A modified Artificial Mangrove Root System (ArMS) has been proposed to improve the earlier model presented by Eldina (2007). The system may act as an alternative protection structure during the replanting of the young mangrove seedlings while enhancing to protect the marine life and shoreline. ArMS is designed to be porous enough so that it facilitates the exchange of water around it and allows sedimentation. Technically, ArMS acts as a partially or fully submerged breakwater which dissipates the incoming wave energy by the process of breaking, friction and transmission. Laboratory studies with a series of regular waves were conducted for 1row, 2-row, 3-row, 4-row, and 5-row ArMS to determine the hydraulic performance in terms of its efficiency in reducing the incident wave and local velocities in various geometry and wave conditions. Wave attenuation coefficient was investigated by determining the transmission, reflection, and energy loss coefficients. The parameters that affect the wave attenuation are wave length, wave height, water depth, water velocity, and wave period. Funke and Mansard method was adopted to separate the incident and reflected wave. Transmitted waves were measured behind the model structure. Empirical equations to predict transmission, reflection and loss coefficients were derived using multiple linear regression analysis.

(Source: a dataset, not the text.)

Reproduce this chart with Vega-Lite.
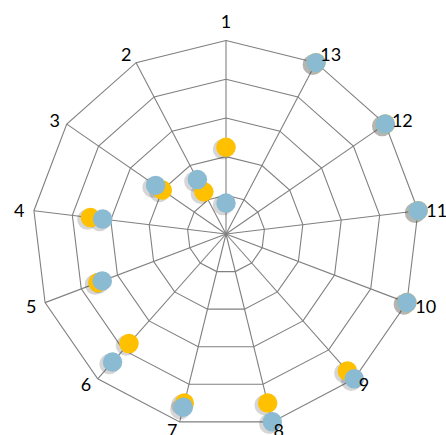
{
  "$schema": "https://vega.github.io/schema/vega-lite/v6.json",
  "width": 446,
  "height": 435,
  "autosize": {"type": "none"},
  "padding": 0,
  "background": "white",
  "config": {"view": {"stroke": null}, "text": {"font": "Lato", "fontSize": 18, "color": "#000000", "align": "center", "baseline": "middle"}},
  "datasets": {
    "vals": [
      {"spoke": 1, "s": "A", "v": 2.24},
      {"spoke": 2, "s": "A", "v": 1.23},
      {"spoke": 3, "s": "A", "v": 2.0},
      {"spoke": 4, "s": "A", "v": 3.53},
      {"spoke": 5, "s": "A", "v": 3.54},
      {"spoke": 6, "s": "A", "v": 3.78},
      {"spoke": 7, "s": "A", "v": 4.5},
      {"spoke": 8, "s": "A", "v": 4.5},
      {"spoke": 9, "s": "A", "v": 4.73},
      {"spoke": 10, "s": "A", "v": 5},
      {"spoke": 11, "s": "A", "v": 5},
      {"spoke": 12, "s": "A", "v": 5},
      {"spoke": 13, "s": "A", "v": 5},
      {"spoke": 1, "s": "B", "v": 0.8},
      {"spoke": 2, "s": "B", "v": 1.59},
      {"spoke": 3, "s": "B", "v": 2.21},
      {"spoke": 4, "s": "B", "v": 3.21},
      {"spoke": 5, "s": "B", "v": 3.42},
      {"spoke": 6, "s": "B", "v": 4.42},
      {"spoke": 7, "s": "B", "v": 4.61},
      {"spoke": 8, "s": "B", "v": 5.0},
      {"spoke": 9, "s": "B", "v": 5.0},
      {"spoke": 10, "s": "B", "v": 5},
      {"spoke": 11, "s": "B", "v": 5},
      {"spoke": 12, "s": "B", "v": 5},
      {"spoke": 13, "s": "B", "v": 5}
    ],
    "grid": [
      {"spoke": 1, "rings": [1, 2, 3, 4, 5]},
      {"spoke": 2, "rings": [1, 2, 3, 4, 5]},
      {"spoke": 3, "rings": [1, 2, 3, 4, 5]},
      {"spoke": 4, "rings": [1, 2, 3, 4, 5]},
      {"spoke": 5, "rings": [1, 2, 3, 4, 5]},
      {"spoke": 6, "rings": [1, 2, 3, 4, 5]},
      {"spoke": 7, "rings": [1, 2, 3, 4, 5]},
      {"spoke": 8, "rings": [1, 2, 3, 4, 5]},
      {"spoke": 9, "rings": [1, 2, 3, 4, 5]},
      {"spoke": 10, "rings": [1, 2, 3, 4, 5]},
      {"spoke": 11, "rings": [1, 2, 3, 4, 5]},
      {"spoke": 12, "rings": [1, 2, 3, 4, 5]},
      {"spoke": 13, "rings": [1, 2, 3, 4, 5]},
      {"spoke": 14, "rings": [1, 2, 3, 4, 5]}
    ],
    "labels": [
      {"spoke": 1, "label": "1"},
      {"spoke": 2, "label": "2"},
      {"spoke": 3, "label": "3"},
      {"spoke": 4, "label": "4"},
      {"spoke": 5, "label": "5"},
      {"spoke": 6, "label": "6"},
      {"spoke": 7, "label": "7"},
      {"spoke": 8, "label": "8"},
      {"spoke": 9, "label": "9"},
      {"spoke": 10, "label": "10"},
      {"spoke": 11, "label": "11"},
      {"spoke": 12, "label": "12"},
      {"spoke": 13, "label": "13"}
    ]
  },
  "encoding": {
    "x": {"field": "x", "type": "quantitative", "scale": {"domain": [-5.84, 5.685], "nice": false, "zero": false}, "axis": null},
    "y": {"field": "y", "type": "quantitative", "scale": {"domain": [-5.194, 6.047], "nice": false, "zero": false}, "axis": null}
  },
  "layer": [
    {
      "data": {"name": "grid"},
      "transform": [
        {"flatten": ["rings"], "as": ["ring"]},
        {"calculate": "-(datum.spoke - 1) * 2 * PI / 13", "as": "t"},
        {"calculate": "datum.ring * sin(datum.t)", "as": "x"},
        {"calculate": "datum.ring * cos(datum.t)", "as": "y"}
      ],
      "mark": {"type": "line", "color": "#808080", "strokeWidth": 1.1, "interpolate": "linear"},
      "encoding": {
        "detail": {"field": "ring", "type": "nominal"},
        "order": {"field": "spoke", "type": "quantitative"}
      }
    },
    {
      "data": {"name": "labels"},
      "transform": [
        {"calculate": "-(datum.spoke - 1) * 2 * PI / 13", "as": "t"},
        {"calculate": "5 * sin(datum.t)", "as": "x"},
        {"calculate": "5 * cos(datum.t)", "as": "y"}
      ],
      "mark": {"type": "rule", "color": "#808080", "strokeWidth": 1.1},
      "encoding": {
        "x": {"datum": 0, "type": "quantitative"},
        "y": {"datum": 0, "type": "quantitative"},
        "x2": {"field": "x"},
        "y2": {"field": "y"}
      }
    },
    {
      "data": {"name": "vals"},
      "transform": [
        {"calculate": "-(datum.spoke - 1) * 2 * PI / 13", "as": "t"},
        {"calculate": "datum.v * sin(datum.t)", "as": "x"},
        {"calculate": "datum.v * cos(datum.t)", "as": "y"}
      ],
      "mark": {"type": "point", "filled": true, "shape": "circle", "size": 420, "color": "#303030", "opacity": 0.2, "xOffset": -3, "yOffset": 2},
      "encoding": {}
    },
    {
      "data": {"name": "vals"},
      "transform": [
        {"calculate": "-(datum.spoke - 1) * 2 * PI / 13", "as": "t"},
        {"calculate": "datum.v * sin(datum.t)", "as": "x"},
        {"calculate": "datum.v * cos(datum.t)", "as": "y"}
      ],
      "mark": {"type": "point", "filled": true, "shape": "circle", "size": 380, "opacity": 1},
      "encoding": {
        "color": {"field": "s", "type": "nominal", "scale": {"domain": ["A", "B"], "range": ["#FFC000", "#8BBAD3"]}, "legend": null}
      }
    },
    {
      "data": {"name": "labels"},
      "transform": [
        {"calculate": "-(datum.spoke - 1) * 2 * PI / 13", "as": "t"},
        {"calculate": "5.38 * sin(datum.t)", "as": "x"},
        {"calculate": "5.38 * cos(datum.t)", "as": "y"}
      ],
      "encoding": {"text": {"field": "label"}},
      "layer": [
        {"transform": [{"filter": "datum.spoke == 1"}], "mark": {"type": "text", "dy": -3}},
        {"transform": [{"filter": "datum.spoke == 2"}], "mark": {"type": "text", "dy": 6, "dx": -3}},
        {"transform": [{"filter": "datum.spoke == 3"}], "mark": {"type": "text", "dy": 6, "dx": 0}},
        {"transform": [{"filter": "datum.spoke == 4"}], "mark": {"type": "text", "dy": 3, "dx": 0}},
        {"transform": [{"filter": "datum.spoke == 5"}], "mark": {"type": "text", "dy": 0, "dx": 0}},
        {"transform": [{"filter": "datum.spoke == 6"}], "mark": {"type": "text", "dy": -4, "dx": -2}},
        {"transform": [{"filter": "datum.spoke == 7"}], "mark": {"type": "text", "dy": -4, "dx": -4}},
        {"transform": [{"filter": "datum.spoke == 8"}], "mark": {"type": "text", "dy": -4, "dx": 3}},
        {"transform": [{"filter": "datum.spoke == 9"}], "mark": {"type": "text", "dy": -4, "dx": 0}},
        {"transform": [{"filter": "datum.spoke == 10"}], "mark": {"type": "text", "dy": 0, "dx": 5}},
        {"transform": [{"filter": "datum.spoke == 11"}], "mark": {"type": "text", "dy": 3, "dx": 4}},
        {"transform": [{"filter": "datum.spoke == 12"}], "mark": {"type": "text", "dy": 6, "dx": 5}},
        {"transform": [{"filter": "datum.spoke == 13"}], "mark": {"type": "text", "dy": 6, "dx": 8}}
      ]
    }
  ]
}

The analytical predictive equations were developed using H/L, B/L, d/L, and did as the predictive variables. Experimental results showed that wave attenuation depends strongly on the structure geometrical factors. It increases as the width of the structure increase, or exposed to long wave length or period, or when the water depth is relatively large. On the other hand, line configuration of ARMS was found to have lower wave transmission compared to staggered configuration. ArMS gap effect is not significant in affecting wave attenuation performance. In general, the predicted data from derived analytical equations agreed well with the observed data. The comparison between the present and previous ArMS model found that the present model (0.63 porosity) produced lower wave transmission coefficient compared to the previous models (0.94 and 0.95 porosity).